The stock of the Austin, Texas, oil and gas explorer went wild after its CEO Bud Brigham spoke at a conference last week, saying the company was talking with interested parties. It jumped 5.6% to $19.99 per share that day and ended the week at $21.24, a 52-week high.
It wouldn't be surprising if the company went up for sale. North Dakota's Bakken shale, where Brigham operates, has been a hot area for deal activity recently, with three deals worth $895 million announced in the third quarter, according to Houston energy transactions research firm PLS Inc. The deals include Enerplus Resources Fund's (NYSE:ERF) $456 million purchase of assets from undisclosed sellers last month and Hess Corp.'s (NYSE:HES) purchase of American Oil and Gas Inc. in July for $445 million. The area is full of oil -- as much as 4 billion barrels technically recoverable, with even more below it in the so-called Three Forks-Sanish formation -- which is fetching a much higher relative price than natural gas. New horizontal drilling technologies have allowed oil and gas explorers to get at it more easily.
Other companies that operate in the Bakken include Enid, Okla.-based Continental Resources Inc. (NYSE:CLR), which has taken a lead in the play with more than 800,000 acres (making its 64-year-old CEO and founder, Harold Hamm, a billionaire, by Forbes magazine's most recent reckoning). Credo Petroleum Corp. (NASDAQ:CRED) of Denver is also a big player with 6,000 net acres "in the nation's most exciting oil resource play," CEO Marlis Smith said recently. Whiting Petroleum Corp. (NYSE:WLL) is also active in the area.

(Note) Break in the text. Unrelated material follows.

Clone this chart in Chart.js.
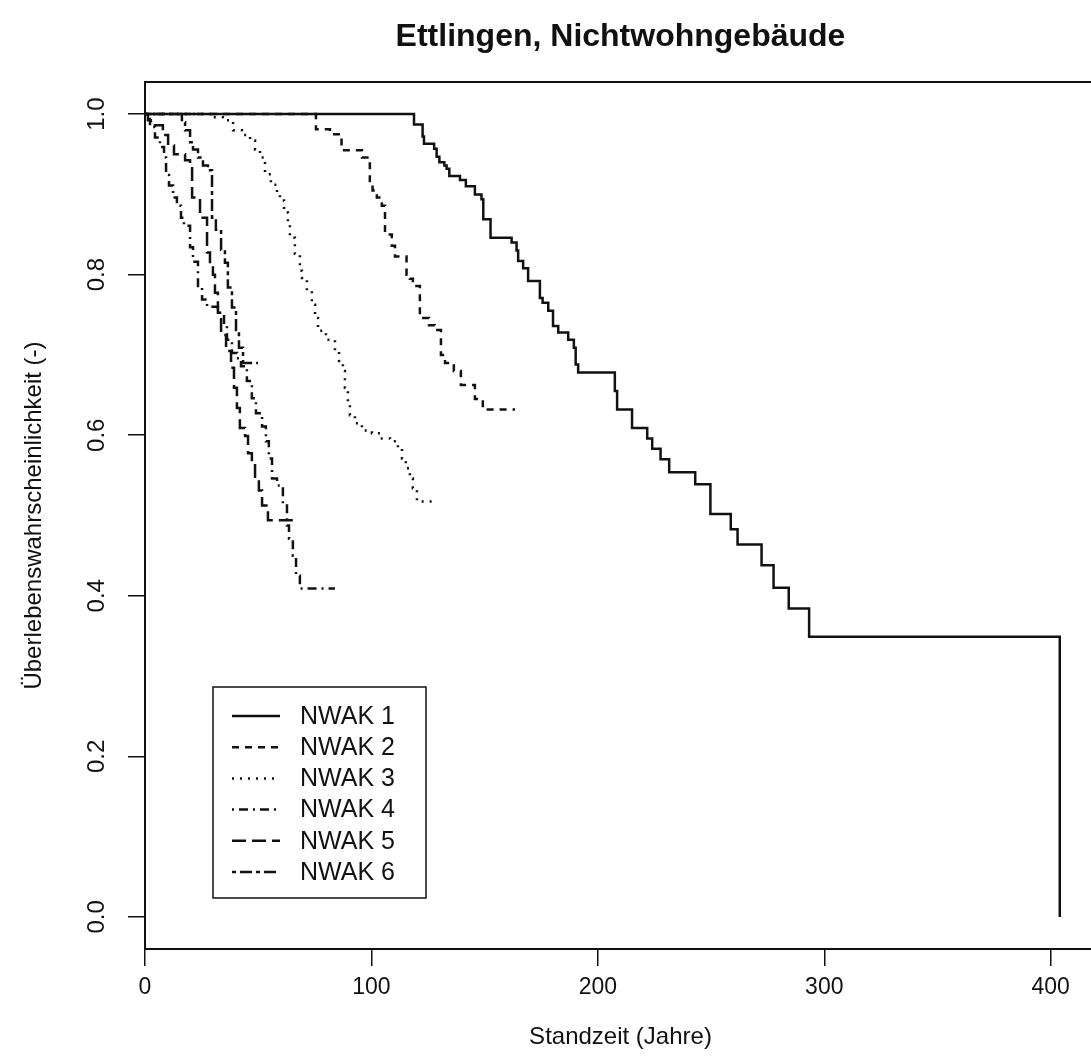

But what did Brigham's comments really mean? Companies routinely talk but don't necessarily enter into transactions, Global Hunter Securities LLC noted in an Oct. 8 report. Larger companies would benefit from Brigham's Bakken position and all its data surrounding it, but the firm says it's heard rumors of valuation being a stumbling block. According to Global Hunter, a company could buy Brigham at $25 and still generate a go-forward 25% internal rate of return on the investment based on an eight-rig program, although it would assume a buyer would accelerate the drilling beyond that. If the company was sold at $35 per share, the buyer could generate a 15% IRR, which would be enhanced by higher commodity prices and acceleration. At $35 per share, the company would fetch $4 billion -- a drop in the bucket for large companies like Exxon Mobil Corp. (NYSE:XOM), Chevron Corp. (NYSE:CVX) or ConocoPhillips Co. (NYSE:COP), which might want to get into the Bakken in a bigger way.